The phenomenon is altering weather patterns across the U.S. – placing new burdens on highway maintenance crews and budgets in dozens of states.
Much as meteorologists predicted, the el niño winter of 2015-2016 is turning into a monster. The immediate effects of heavy rain and flip-flopped temperatures – it was warmer in Boston (69 degrees F) and New York City (72 degrees F) on Christmas Day 2015 than in many parts of the Southwestern US (e.g., Phoenix was in the 50s) – allowed some to enjoy the outdoors more than is normal, while floods and tornadoes wreaked havoc and loss of life in Mississippi, Texas and Missouri.
The extreme moisture in Texas and surrounding states was followed with a wave of EF-4 classified tornadoes. Hours later winter weather conditions stretched from Texas on through Oklahoma, Arkansas, Missouri and Illinois. Severe rain covered much of Mississippi, Alabama and Tennessee.
What will be obvious to anyone driving a car, truck or bus in the months to come in almost every region is that potholes caused by weather will be more numerous. Those warm holiday temps were quickly followed in the new year with dips below freezing in most northeastern and Great Lakes region cities, causing the freeze-thaw cycles that are a primary cause of asphalt breakdown. Meanwhile, extreme moisture and flooding, sometimes mixed with freezing temperatures, are conditions that also undermine streets, roads and highways.
The truth of pavement, potholes and weather is that in the aftermath of heavy moisture and temperature fluctuations potholes are just about inevitable.

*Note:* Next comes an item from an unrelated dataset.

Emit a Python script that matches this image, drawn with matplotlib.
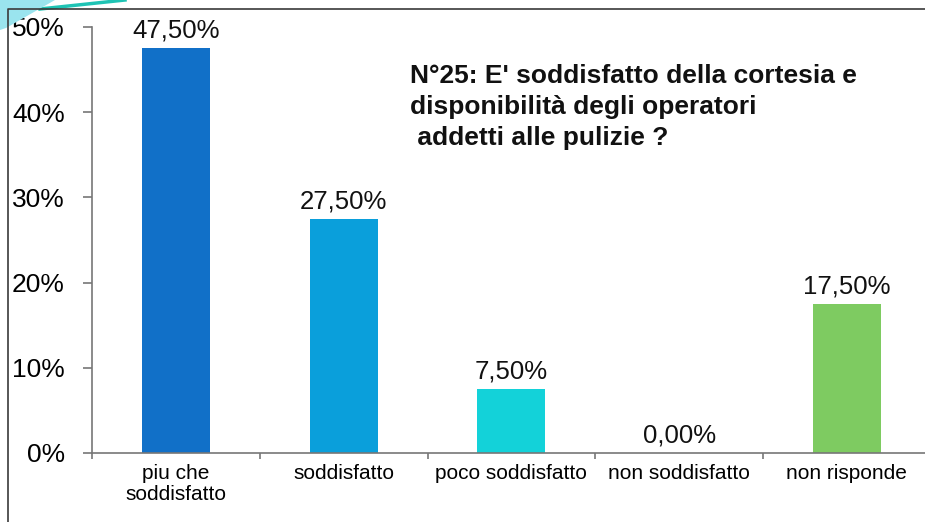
import matplotlib
matplotlib.use("Agg")
import matplotlib.pyplot as plt
from matplotlib.patches import Polygon
from matplotlib.lines import Line2D

plt.rcParams['font.family'] = ['Liberation Sans', 'DejaVu Sans']

categories = ["piu che\nsoddisfatto", "soddisfatto", "poco soddisfatto", "non soddisfatto", "non risponde"]
values = [0.475, 0.275, 0.075, 0.0, 0.175]
value_labels = ["47,50%", "27,50%", "7,50%", "0,00%", "17,50%"]
bar_colors = ["#1170C8", "#0A9FDB", "#13D2D9", "#FFFFFF", "#7ECB61"]
yticks = [0, 0.1, 0.2, 0.3, 0.4, 0.5]
ytick_labels = ["0%", "10%", "20%", "30%", "40%", "50%"]
title = "N°25: E' soddisfatto della cortesia e\ndisponibilità degli operatori\n addetti alle pulizie ?"

W, H = 925, 522
fig = plt.figure(figsize=(W / 100, H / 100), dpi=100)

# decorative slide elements (top-left)
fig.patches.append(Polygon([(0, 1), (55 / W, 1), (6 / W, 1 - 28 / H), (0, 1 - 30 / H)],
                           closed=True, transform=fig.transFigure, facecolor="#9AE4EE",
                           edgecolor="none", zorder=0))
fig.lines.append(Line2D([40 / W, 125 / W], [1 - 9 / H, 1.0], transform=fig.transFigure,
                        color="#1FC3B4", linewidth=2.5, zorder=0))
# chart frame
fig.lines.append(Line2D([8 / W, 8 / W, 1.0], [0.0, 1 - 9 / H, 1 - 9 / H], transform=fig.transFigure,
                        color="#3a3a3a", linewidth=1.2, zorder=1))

ax = fig.add_axes([92 / W, 1 - 453 / H, 838.75 / W, 426 / H])
ax.patch.set_alpha(0)
x = list(range(len(categories)))
ax.bar(x, values, width=0.405, color=bar_colors, zorder=2)
ax.set_xlim(-0.5, len(categories) - 0.5)
ax.set_ylim(0, 0.5)

for xi, v, lab in zip(x, values, value_labels):
    ax.annotate(lab, (xi, v), xytext=(0, 4), textcoords="offset points",
                ha="center", va="bottom", fontsize=18.5, color="#111111")

for s in ["top", "right"]:
    ax.spines[s].set_visible(False)
for s in ["left", "bottom"]:
    ax.spines[s].set_color("#777777")
    ax.spines[s].set_linewidth(1.2)

ax.set_yticks(yticks)
ax.set_yticklabels(ytick_labels, fontsize=19)
ax.tick_params(axis="y", length=6.5, width=1.2, color="#777777", pad=13)

ax.set_xticks(x)
ax.set_xticklabels(categories, fontsize=15, linespacing=1.1)
ax.tick_params(axis="x", which="major", length=0, pad=8)
ax.set_xticks([i - 0.5 for i in range(len(categories) + 1)], minor=True)
ax.tick_params(axis="x", which="minor", length=4, width=1.2, color="#777777")

fig.text(410 / W, 1 - 64 / H, title, ha="left", va="top", fontsize=19, fontweight="bold",
         linespacing=1.38, color="#111111")

fig.savefig("out.png", dpi=100)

Highway superintendents are familiar with this, particularly those in the northern plains and northeastern states where the thermometer might dance a few degrees above and below 32 degrees F in February, March and April. When and where possible, routine maintenance of small holes and cracks under such conditions can prevent those crevices from getting bigger.
But potholes also form in Miami, Los Angeles and Honolulu – because moisture and freeze-thaw cycles aren’t the only things that cause pavement to break down. Traffic, heavy loads in particular, as well as high temperatures, also cause cracking and shifting that ultimately undermine the sublayers of roads. All roadways need maintenance – the earlier the better.
Previous large el niño years provide some indication of what to expect in the winter, spring and summer of 2016. News reports from 1998, the most recent “very strong” cycle of the phenomenon, indicate that by early March of that year – when Los Angeles received 22.83 inches of rain in just three months – there were more than $137 million in damages to California highways (accounting for inflation, that would be almost $200 million in 2015). One pothole was reportedly 20 feet wide and five inches deep. As previously reported on Pothole.info, damage to vehicles can cost hundreds or thousands of dollars to individual motorists due to tire blowouts, cracked rims, alignment issues and broken axels. The Independent Insurance Agents of America report that pothole damages to all vehicles in 2013 cost $5 billion.